Of course, I would like a bank without commissions nor monthly fees, and if possible where ordering international transfers is not a big deal. My current bank in Spain (ING Direct) does not charge you for any service and all national transfers are free (international are not but easy to order from the internet).

I wonder if my ideal bank exists... 

Thank you in advance!


----------



## oatmeal

I use "www shinseibank com slash english". I'm thinking that is going to be your best bet. As far as banks go, it is a pretty good one and probably the most gaijin friendly.


----------



## Narue86

Thank you Oatmeal!

I had to make a decision today and I actually chose Shinsei Bank. It was the most "gaijin friendly" option as per my friend's opinions. So far they have been very nice with bilingual information and they created my account in 30 minutes with only requesting my Residence Card (I remember it took me a lot more to create my account in Mitsubishi UFJ back in 2008).

Great service


----------



## Narue86

*Certificate of Bank Account*

Sorry again...

In order to complete my contract, my company is asking me a certificate with the bank account details issued by my bank (Shinsei Bank). A copy of the passbook or 通帳 would be ok in these cases but Shinsei Bank works online so there is no such passbook... The day I opened the account, I asked them if they could give me a certificate (I used the word 証明書) as a proof that I hold a Shinsei bank account, but they said they do not have such type of certificates and that I should present just a copy of my cash card.

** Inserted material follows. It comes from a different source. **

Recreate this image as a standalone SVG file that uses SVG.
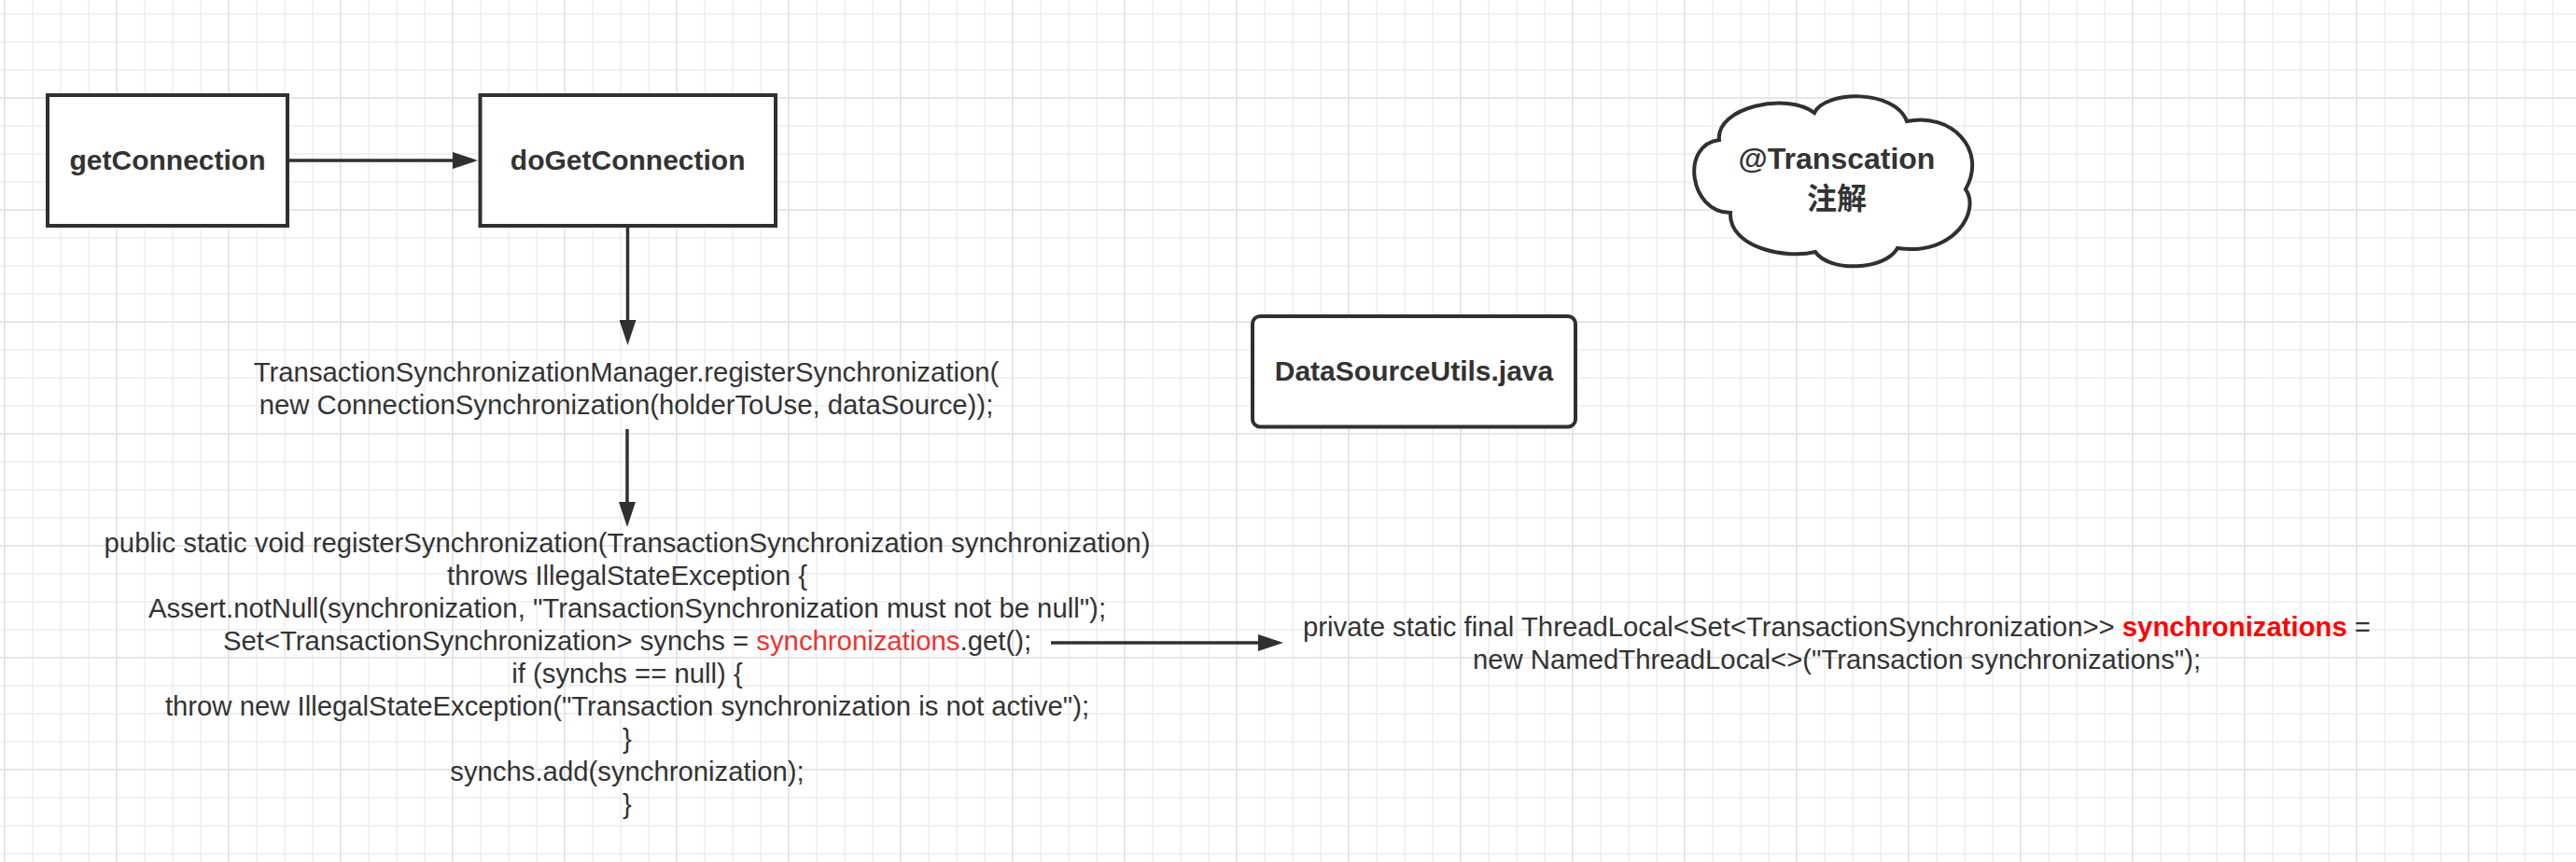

My company has obviously rejected the cash card copy and insists on me getting a certificate by the bank. I am not sure if this is my dilapidated Japanese not being able to communicate with the bank or if they are really not going to issue a simple paper stating my account details 

Could you please advise what I should do? Do you know exactly what Japanese words I should use to get this paper? Unfortunately, all my Japanese friends work and are pretty busy so I would rather not bother them if possible...

Thank you in advance.


----------



## larabell

I don't have an answer to your question other than: (a) put your employer in touch with the bank and see if they can work something out, or (b) open an account with a real bank.

I don't know what's up with Shinsei but I checked them out many years ago, I was told that they couldn't establish auto-payments with my landlord and a couple of my other monthly bills (they can do utilities but not much else). The only other bank I know of that doesn't issue a passbook is Citibank and they're not a "real" Japanese bank, either (very limited auto-pay support and no access via Japanese ATM network).

Mizuho should have good English support since one of their predecessors (Dai-ichi Kangyo) was the first to introduce ATMs with English menus. I'm happy with SMBC because I can do almost everything online but if you don't read Japanese, you're out of luck. I've heard good things about online access at Mitsubishi UFJ but I've never checked it out myself. You might want to check around your office to see which banks are close by. Even though most allow you to do a lot of stuff online, you'll still need to show your face at the branch for some things.


----------